Un projet ambitieux…
Les pionniers de l’Europe visaient haut.
Ils proposaient la création d’un marché commun des médicaments et du matériel médical. Mais aussi une assurance maladie harmonisée à échelle européenne, comme la formation du personnel soignant. Et la construction d’hôpitaux et de laboratoires de recherche européens.
L’objectif était double : protéger la santé des Européens de manière solidaire, ce qui n’était significatif au sortir de la guerre. Mais c’était aussi et surtout un pas de plus vers une unification politique européenne. Par ces réalisations communes concrètes, bétonner la paix sur le continent.
La "Communauté européenne de la santé", appelée aussi le "pool blanc" de l’Europe, aurait rejoint le "pool noir" du charbon et du "pool vert" de l’agriculture.
…Resté dans l’œuf
Mais ce " pool blanc " n’a jamais vu le jour.
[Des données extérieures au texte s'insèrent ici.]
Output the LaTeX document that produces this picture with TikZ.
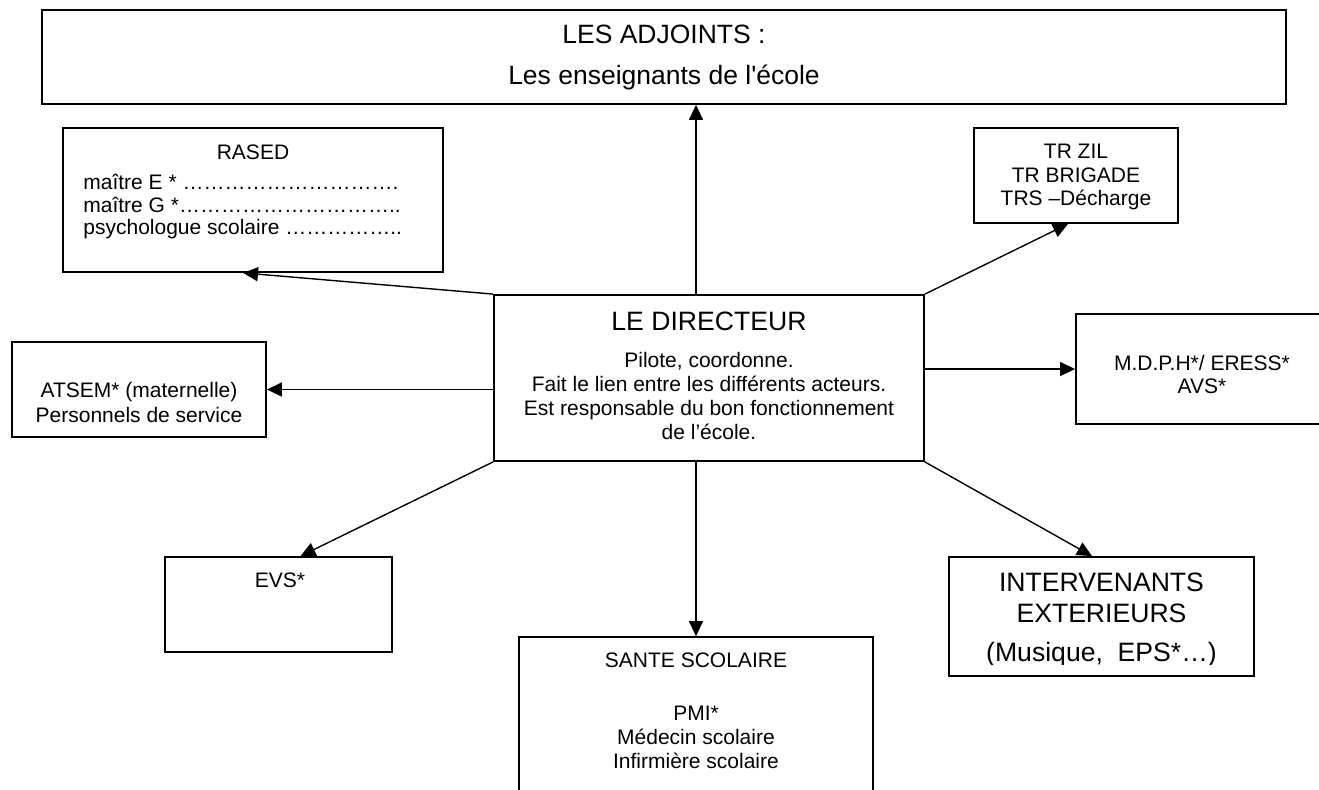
\documentclass[tikz,border=0pt]{standalone}
\usepackage{fontspec}
\usepackage{tikz}
\usetikzlibrary{arrows.meta}
\newfontfamily\arialfont{Liberation Sans}
\newcommand{\smallfont}{\fontsize{10.5}{12}\selectfont\arialfont}
\newcommand{\bigfont}{\fontsize{13.3}{15.5}\selectfont\arialfont}
\newcommand{\dotrun}[1]{\foreach \k in {1,...,#1}{…}}

\begin{document}
\begin{tikzpicture}[x=0.5pt,y=0.5pt]
		\tikzstyle{every node}+=[inner sep=0pt]
		\tikzset{
			box/.style={draw=black, line width=0.9pt, rectangle},
			txt/.style={align=center, anchor=north, font=\smallfont},
			link/.style={draw=black, line width=0.7pt, -{Triangle[length=7.5pt,width=7pt]}}
		}
		\useasboundingbox (0,0) rectangle (1319,-789);
		\clip (0,0) rectangle (1319,-789);
		\node [box, minimum width=622pt, minimum height=47pt, align=center, font=\fontsize{13.25}{20.5}\selectfont\arialfont] (adj) at (664,-57) {LES ADJOINTS :\\Les enseignants de l'école};
		\node [box, minimum width=190pt, minimum height=72pt] (rased) at (253,-200) {};
		\node [box, minimum width=102pt, minimum height=47.5pt] (tr) at (1076,-175.5) {};
		\node [box, minimum width=215pt, minimum height=83pt] (dir) at (709,-378) {};
		\node [box, minimum width=127pt, minimum height=47.5pt] (atsem) at (139,-389.5) {};
		\node [box, minimum width=127pt, minimum height=55pt] (mdph) at (1203,-369) {};
		\node [box, minimum width=113.5pt, minimum height=47.5pt] (evs) at (278.5,-604.5) {};
		\node [box, minimum width=177pt, minimum height=96.5pt] (sante) at (696,-733.5) {};
		\node [box, minimum width=152.5pt, minimum height=59.5pt] (interv) at (1101.5,-616.5) {};
		\node [txt] (rasedtitle) at (253,-144) {RASED};
		\node [txt, align=left, anchor=north west, font=\fontsize{10.5}{11.25}\selectfont\arialfont] (rasedlist) at (83,-174) {maître E * \dotrun{10}.\\maître G *\dotrun{10}..\\psychologue scolaire \dotrun{5}..};
		\node [txt, font=\fontsize{10.5}{11.75}\selectfont\arialfont] (trtxt) at (1076,-144) {TR ZIL\\TR BRIGADE\\TRS –Décharge};
		\node [txt, font=\bigfont] (dirtitle) at (709,-312) {LE DIRECTEUR};
		\node [txt] (dirtxt) at (709,-352) {Pilote, coordonne.\\Fait le lien entre les différents acteurs.\\Est responsable du bon fonctionnement\\de l’école.};
		\node [txt, font=\fontsize{10.5}{12.5}\selectfont\arialfont] (atsemtxt) at (139,-382) {ATSEM* (maternelle)\\Personnels de service};
		\node [txt, font=\fontsize{10.5}{11.5}\selectfont\arialfont] (mdphtxt) at (1202,-355) {M.D.P.H*/ ERESS*\\AVS*};
		\node [txt] (evstxt) at (280,-572) {EVS*};
		\node [txt] (santetxt) at (696,-652) {SANTE SCOLAIRE\\[14.5pt]PMI*\\Médecin scolaire\\Infirmière scolaire};
		\begin{scope}
			\clip (940,-540) rectangle (1260,-664);
			\node [txt, font=\bigfont] (intervtxt) at (1101.5,-573) {INTERVENANTS\\EXTERIEURS\\[4pt](Musique,~ EPS*…)};
		\end{scope}
		\draw [link] ([xshift=-6.5pt]dir.north) -- ([xshift=16pt]adj.south);
		\draw [link] ([xshift=-6.5pt]dir.south) -- (sante.north);
		\draw [link] (dir.north west) -- ([xshift=-5pt]rased.south);
		\draw [link] (dir.north east) -- ([xshift=-4pt]tr.south);
		\draw [link] (atsem.east -| dir.west) -- (atsem.east);
		\draw [link] (mdph.west -| dir.east) -- (mdph.west);
		\draw [link] (dir.south west) -- ([xshift=11pt]evs.north);
		\draw [link] (dir.south east) -- ([xshift=-4.75pt]interv.north);
	\end{tikzpicture}
\end{document}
Le projet était bien avancé mais il a capoté, pour plusieurs raisons.
Il y a eu une forte opposition des entreprises pharmaceutiques, alors nationales, qui ont eu peur de perdre leur marché. Dans le corps médical, il y avait la crainte d’une concurrence déloyale liée à une plus grande mobilité du personnel soignant entre pays.
Il y a ensuite des changements politiques en France, le pays qui portait ce projet. Enfin, il y a eu un réflexe nationaliste, souverainiste des gouvernements qui ont préféré garder la main sur leurs soins de santé.
Et ce réflexe prime encore aujourd’hui.
L’Europe pas aux commandes, mais en appui
Depuis les années 50, les choses ont quand même bougé.
La santé publique est effectivement restée une compétence des Etats-membres mais l’Union peut leur venir en soutien. Elle complète les actions nationales.
Sa mission : améliorer la santé publique, informer, prévenir, favoriser la recherche ; surveiller, lancer des alertes, lutter contre les menaces transfrontalières.
Mais pour l’essentiel, elle agit à travers des mesures d’encouragement, des recommandations. La possibilité pour l’Union d’adopter des mesures contraignantes en matière de santé est extrêmement limitée.
Cette limite est bien perceptible aujourd’hui.
Le Coronavirus pourrait-il ranimer ce projet d'"Europe de la santé ?"
En regardant en arrière, on constate que les crises successives ont permis à l’Europe de grappiller un peu d’influence en matière de santé.
Il y a une quinzaine d’années par exemple, suite à l’épidémie de SRAS (Syndrome Respiratoire Aigu Sévère), l’Union européenne a créé le "Centre européen de prévention et de contrôle des maladies". Cet organe de 300 personnes évalue les risques sanitaires, publie des analyses scientifiques, émet des recommandations. Une action à portée limitée toutefois, puisque les ressources de cette agence sont limitées et ses recommandations ne sont pas contraignantes. Les Etats-membres en font d’ailleurs un usage très libre.
Cette nouvelle crise, d’ampleur inédite, pourrait-elle faire bouger les lignes de façon tout aussi inédite ? Voire ranimer cette "Union de la santé" qu’avaient lancée les pionniers de l’Europe ?
Claire Dhéret, chargée des recherches sur l’Europe sociale et du bien être au sein du think tank European Policy Center, estime que certaines lignes ont déjà bougé : "L’Union européenne a déjà pris des initiatives depuis le début de cette crise. Par exemple la création d’une réserve médicale, un stock de matériel pour s’assurer que les respirateurs, les masques puissent aller aux Etats dont le besoin est accru. Tout cela se met en place dans l’urgence au fil de la crise. Une des leçons sera donc de se demander après coup comment faire de ces outils temporaires des instruments permanents au niveau européen".